▶ _INSTRUCTIONS TO FOLLOW_:
Give back every line exactly as it appears, pictures excluded.

▶ _DATASET CONTENT_:
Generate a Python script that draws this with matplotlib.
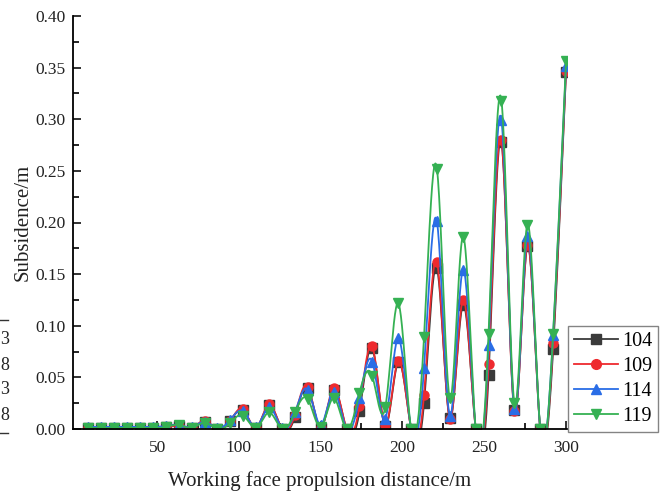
import numpy as np
import matplotlib
matplotlib.use("Agg")
import matplotlib.pyplot as plt
from matplotlib.lines import Line2D

plt.rcParams['font.family'] = ['Liberation Serif', 'DejaVu Serif']

# ---------------- data ----------------
distance = [7.9, 15.8, 23.7, 31.6, 39.5, 47.4, 55.3, 63.2, 71.1, 79.0,
            86.9, 94.8, 102.7, 110.6, 118.5, 126.4, 134.3, 142.2, 150.1, 158.0,
            165.9, 173.8, 181.7, 189.6, 197.5, 205.4, 213.3, 221.2, 229.1, 237.0,
            244.9, 252.8, 260.7, 268.6, 276.5, 284.4, 292.3, 300.2]

s104 = [0.001, 0.001, 0.001, 0.001, 0.001, 0.001, 0.002, 0.003, 0.001, 0.007,
        0.000, 0.008, 0.018, 0.001, 0.023, 0.000, 0.012, 0.040, 0.001, 0.038,
        0.000, 0.017, 0.078, 0.003, 0.065, 0.000, 0.025, 0.156, 0.011, 0.120,
        0.000, 0.052, 0.278, 0.018, 0.177, 0.000, 0.077, 0.346]
s109 = [0.001, 0.001, 0.001, 0.001, 0.001, 0.001, 0.002, 0.003, 0.001, 0.008,
        0.000, 0.008, 0.019, 0.001, 0.024, 0.000, 0.014, 0.041, 0.001, 0.040,
        0.000, 0.022, 0.080, 0.004, 0.066, 0.000, 0.033, 0.162, 0.010, 0.125,
        0.000, 0.063, 0.280, 0.017, 0.178, 0.000, 0.083, 0.347]
s114 = [0.002, 0.002, 0.002, 0.002, 0.002, 0.002, 0.003, 0.004, 0.002, 0.007,
        0.001, 0.009, 0.017, 0.002, 0.021, 0.001, 0.016, 0.038, 0.004, 0.036,
        0.000, 0.030, 0.065, 0.010, 0.088, 0.000, 0.059, 0.201, 0.013, 0.154,
        0.000, 0.081, 0.299, 0.019, 0.187, 0.000, 0.091, 0.352]
s119 = [0.001, 0.001, 0.001, 0.001, 0.001, 0.001, 0.002, 0.004, 0.001, 0.006,
        0.000, 0.006, 0.013, 0.001, 0.016, 0.000, 0.016, 0.029, 0.002, 0.030,
        0.000, 0.035, 0.051, 0.021, 0.122, 0.000, 0.089, 0.252, 0.030, 0.186,
        0.000, 0.092, 0.318, 0.025, 0.198, 0.000, 0.092, 0.356]

labels = ['104', '109', '114', '119']
colors = ['#3a3a3a', '#ee2a2e', '#2a6de6', '#35b153']
markers = ['s', 'o', '^', 'v']
series = [s104, s109, s114, s119]

x_ticks = [50, 100, 150, 200, 250, 300]
y_ticks = [0.00, 0.05, 0.10, 0.15, 0.20, 0.25, 0.30, 0.35, 0.40]


def natural_spline(x, y, per=24):
    """Smooth 'spline' connection line through the data points."""
    x = np.asarray(x, float)
    y = np.asarray(y, float)
    n = len(x)
    h = np.diff(x)
    A = np.zeros((n, n))
    b = np.zeros(n)
    A[0, 0] = 1.0
    A[-1, -1] = 1.0
    for i in range(1, n - 1):
        A[i, i - 1] = h[i - 1]
        A[i, i] = 2 * (h[i - 1] + h[i])
        A[i, i + 1] = h[i]
        b[i] = 6 * ((y[i + 1] - y[i]) / h[i] - (y[i] - y[i - 1]) / h[i - 1])
    M = np.linalg.solve(A, b)
    xs, ys = [], []
    for i in range(n - 1):
        t = np.linspace(x[i], x[i + 1], per, endpoint=False)
        a = x[i + 1] - t
        c = t - x[i]
        val = (M[i] * a ** 3 + M[i + 1] * c ** 3) / (6 * h[i]) \
            + (y[i] / h[i] - M[i] * h[i] / 6) * a \
            + (y[i + 1] / h[i] - M[i + 1] * h[i] / 6) * c
        xs.append(t)
        ys.append(val)
    xs.append([x[-1]])
    ys.append([y[-1]])
    return np.concatenate(xs), np.concatenate(ys)


fig = plt.figure(figsize=(6.64, 4.97), dpi=100)
ax = fig.add_axes([72.7 / 664, 1 - 429 / 497, (567 - 72.7) / 664, (429 - 16) / 497])

handles = []
for vals, lab, col, mk in zip(series, labels, colors, markers):
    sx, sy = natural_spline(distance, vals)
    ax.plot(sx, sy, color=col, lw=1.3)
    ax.plot(distance, vals, linestyle='none', marker=mk, color=col,
            markersize=6.5)
    handles.append(Line2D([], [], color=col, lw=1.3, marker=mk, markersize=7,
                          label=lab))

ax.set_xlim(-1.7, 300.8)
ax.set_ylim(0, 0.40)
ax.set_xticks(x_ticks)
ax.set_xticks([25, 75, 125, 175, 225, 275], minor=True)
ax.set_yticks(y_ticks)
ax.set_yticks(np.arange(0.025, 0.40, 0.05), minor=True)
ax.set_yticklabels([f"{v:.2f}" for v in y_ticks])

for side in ['top', 'right']:
    ax.spines[side].set_visible(False)
for side in ['left', 'bottom']:
    ax.spines[side].set_linewidth(1.3)

ax.tick_params(which='major', direction='in', length=6, width=1.3,
               labelsize=12.5, pad=5, colors='#222222')
ax.tick_params(which='minor', direction='in', length=4, width=1.2)
ax.tick_params(axis='x', pad=8)

ax.set_xlabel('Working face propulsion distance/m', fontsize=15,
              labelpad=11, color='#222222')
ax.set_ylabel('Subsidence/m', fontsize=15, labelpad=2, color='#222222')

leg = fig.legend(handles=handles, loc='lower left',
                 bbox_to_anchor=(567.7 / 664, 1 - 431.7 / 497),
                 bbox_transform=fig.transFigure, borderaxespad=0,
                 fontsize=14.5, frameon=True, fancybox=False,
                 handlelength=2.2, handletextpad=0.2, labelspacing=0.28,
                 borderpad=0.3)
leg.get_frame().set_edgecolor('#666666')
leg.get_frame().set_linewidth(1.0)

# partial text cut at the left edge of the original picture
for ypx, t in zip([339, 365, 389, 416], ['3', '8', '3', '8']):
    fig.text(9 / 664, 1 - ypx / 497, t, ha='right', va='center',
             fontsize=13, color='#222222')
for ypx in [320, 432.5]:
    fig.add_artist(Line2D([0, 8 / 664], [1 - ypx / 497, 1 - ypx / 497],
                          transform=fig.transFigure, color='#333333', lw=1.0))

fig.savefig('out.png', dpi=100)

▶ _TASK RESULT_:
Generate a Python script that draws this with matplotlib.
import numpy as np
import matplotlib
matplotlib.use("Agg")
import matplotlib.pyplot as plt
from matplotlib.lines import Line2D

plt.rcParams['font.family'] = ['Liberation Serif', 'DejaVu Serif']

# ---------------- data ----------------
distance = [7.9, 15.8, 23.7, 31.6, 39.5, 47.4, 55.3, 63.2, 71.1, 79.0,
            86.9, 94.8, 102.7, 110.6, 118.5, 126.4, 134.3, 142.2, 150.1, 158.0,
            165.9, 173.8, 181.7, 189.6, 197.5, 205.4, 213.3, 221.2, 229.1, 237.0,
            244.9, 252.8, 260.7, 268.6, 276.5, 284.4, 292.3, 300.2]

s104 = [0.001, 0.001, 0.001, 0.001, 0.001, 0.001, 0.002, 0.003, 0.001, 0.007,
        0.000, 0.008, 0.018, 0.001, 0.023, 0.000, 0.012, 0.040, 0.001, 0.038,
        0.000, 0.017, 0.078, 0.003, 0.065, 0.000, 0.025, 0.156, 0.011, 0.120,
        0.000, 0.052, 0.278, 0.018, 0.177, 0.000, 0.077, 0.346]
s109 = [0.001, 0.001, 0.001, 0.001, 0.001, 0.001, 0.002, 0.003, 0.001, 0.008,
        0.000, 0.008, 0.019, 0.001, 0.024, 0.000, 0.014, 0.041, 0.001, 0.040,
        0.000, 0.022, 0.080, 0.004, 0.066, 0.000, 0.033, 0.162, 0.010, 0.125,
        0.000, 0.063, 0.280, 0.017, 0.178, 0.000, 0.083, 0.347]
s114 = [0.002, 0.002, 0.002, 0.002, 0.002, 0.002, 0.003, 0.004, 0.002, 0.007,
        0.001, 0.009, 0.017, 0.002, 0.021, 0.001, 0.016, 0.038, 0.004, 0.036,
        0.000, 0.030, 0.065, 0.010, 0.088, 0.000, 0.059, 0.201, 0.013, 0.154,
        0.000, 0.081, 0.299, 0.019, 0.187, 0.000, 0.091, 0.352]
s119 = [0.001, 0.001, 0.001, 0.001, 0.001, 0.001, 0.002, 0.004, 0.001, 0.006,
        0.000, 0.006, 0.013, 0.001, 0.016, 0.000, 0.016, 0.029, 0.002, 0.030,
        0.000, 0.035, 0.051, 0.021, 0.122, 0.000, 0.089, 0.252, 0.030, 0.186,
        0.000, 0.092, 0.318, 0.025, 0.198, 0.000, 0.092, 0.356]

labels = ['104', '109', '114', '119']
colors = ['#3a3a3a', '#ee2a2e', '#2a6de6', '#35b153']
markers = ['s', 'o', '^', 'v']
series = [s104, s109, s114, s119]

x_ticks = [50, 100, 150, 200, 250, 300]
y_ticks = [0.00, 0.05, 0.10, 0.15, 0.20, 0.25, 0.30, 0.35, 0.40]


def natural_spline(x, y, per=24):
    """Smooth 'spline' connection line through the data points."""
    x = np.asarray(x, float)
    y = np.asarray(y, float)
    n = len(x)
    h = np.diff(x)
    A = np.zeros((n, n))
    b = np.zeros(n)
    A[0, 0] = 1.0
    A[-1, -1] = 1.0
    for i in range(1, n - 1):
        A[i, i - 1] = h[i - 1]
        A[i, i] = 2 * (h[i - 1] + h[i])
        A[i, i + 1] = h[i]
        b[i] = 6 * ((y[i + 1] - y[i]) / h[i] - (y[i] - y[i - 1]) / h[i - 1])
    M = np.linalg.solve(A, b)
    xs, ys = [], []
    for i in range(n - 1):
        t = np.linspace(x[i], x[i + 1], per, endpoint=False)
        a = x[i + 1] - t
        c = t - x[i]
        val = (M[i] * a ** 3 + M[i + 1] * c ** 3) / (6 * h[i]) \
            + (y[i] / h[i] - M[i] * h[i] / 6) * a \
            + (y[i + 1] / h[i] - M[i + 1] * h[i] / 6) * c
        xs.append(t)
        ys.append(val)
    xs.append([x[-1]])
    ys.append([y[-1]])
    return np.concatenate(xs), np.concatenate(ys)


fig = plt.figure(figsize=(6.64, 4.97), dpi=100)
ax = fig.add_axes([72.7 / 664, 1 - 429 / 497, (567 - 72.7) / 664, (429 - 16) / 497])

handles = []
for vals, lab, col, mk in zip(series, labels, colors, markers):
    sx, sy = natural_spline(distance, vals)
    ax.plot(sx, sy, color=col, lw=1.3)
    ax.plot(distance, vals, linestyle='none', marker=mk, color=col,
            markersize=6.5)
    handles.append(Line2D([], [], color=col, lw=1.3, marker=mk, markersize=7,
                          label=lab))

ax.set_xlim(-1.7, 300.8)
ax.set_ylim(0, 0.40)
ax.set_xticks(x_ticks)
ax.set_xticks([25, 75, 125, 175, 225, 275], minor=True)
ax.set_yticks(y_ticks)
ax.set_yticks(np.arange(0.025, 0.40, 0.05), minor=True)
ax.set_yticklabels([f"{v:.2f}" for v in y_ticks])

for side in ['top', 'right']:
    ax.spines[side].set_visible(False)
for side in ['left', 'bottom']:
    ax.spines[side].set_linewidth(1.3)

ax.tick_params(which='major', direction='in', length=6, width=1.3,
               labelsize=12.5, pad=5, colors='#222222')
ax.tick_params(which='minor', direction='in', length=4, width=1.2)
ax.tick_params(axis='x', pad=8)

ax.set_xlabel('Working face propulsion distance/m', fontsize=15,
              labelpad=11, color='#222222')
ax.set_ylabel('Subsidence/m', fontsize=15, labelpad=2, color='#222222')

leg = fig.legend(handles=handles, loc='lower left',
                 bbox_to_anchor=(567.7 / 664, 1 - 431.7 / 497),
                 bbox_transform=fig.transFigure, borderaxespad=0,
                 fontsize=14.5, frameon=True, fancybox=False,
                 handlelength=2.2, handletextpad=0.2, labelspacing=0.28,
                 borderpad=0.3)
leg.get_frame().set_edgecolor('#666666')
leg.get_frame().set_linewidth(1.0)

# partial text cut at the left edge of the original picture
for ypx, t in zip([339, 365, 389, 416], ['3', '8', '3', '8']):
    fig.text(9 / 664, 1 - ypx / 497, t, ha='right', va='center',
             fontsize=13, color='#222222')
for ypx in [320, 432.5]:
    fig.add_artist(Line2D([0, 8 / 664], [1 - ypx / 497, 1 - ypx / 497],
                          transform=fig.transFigure, color='#333333', lw=1.0))

fig.savefig('out.png', dpi=100)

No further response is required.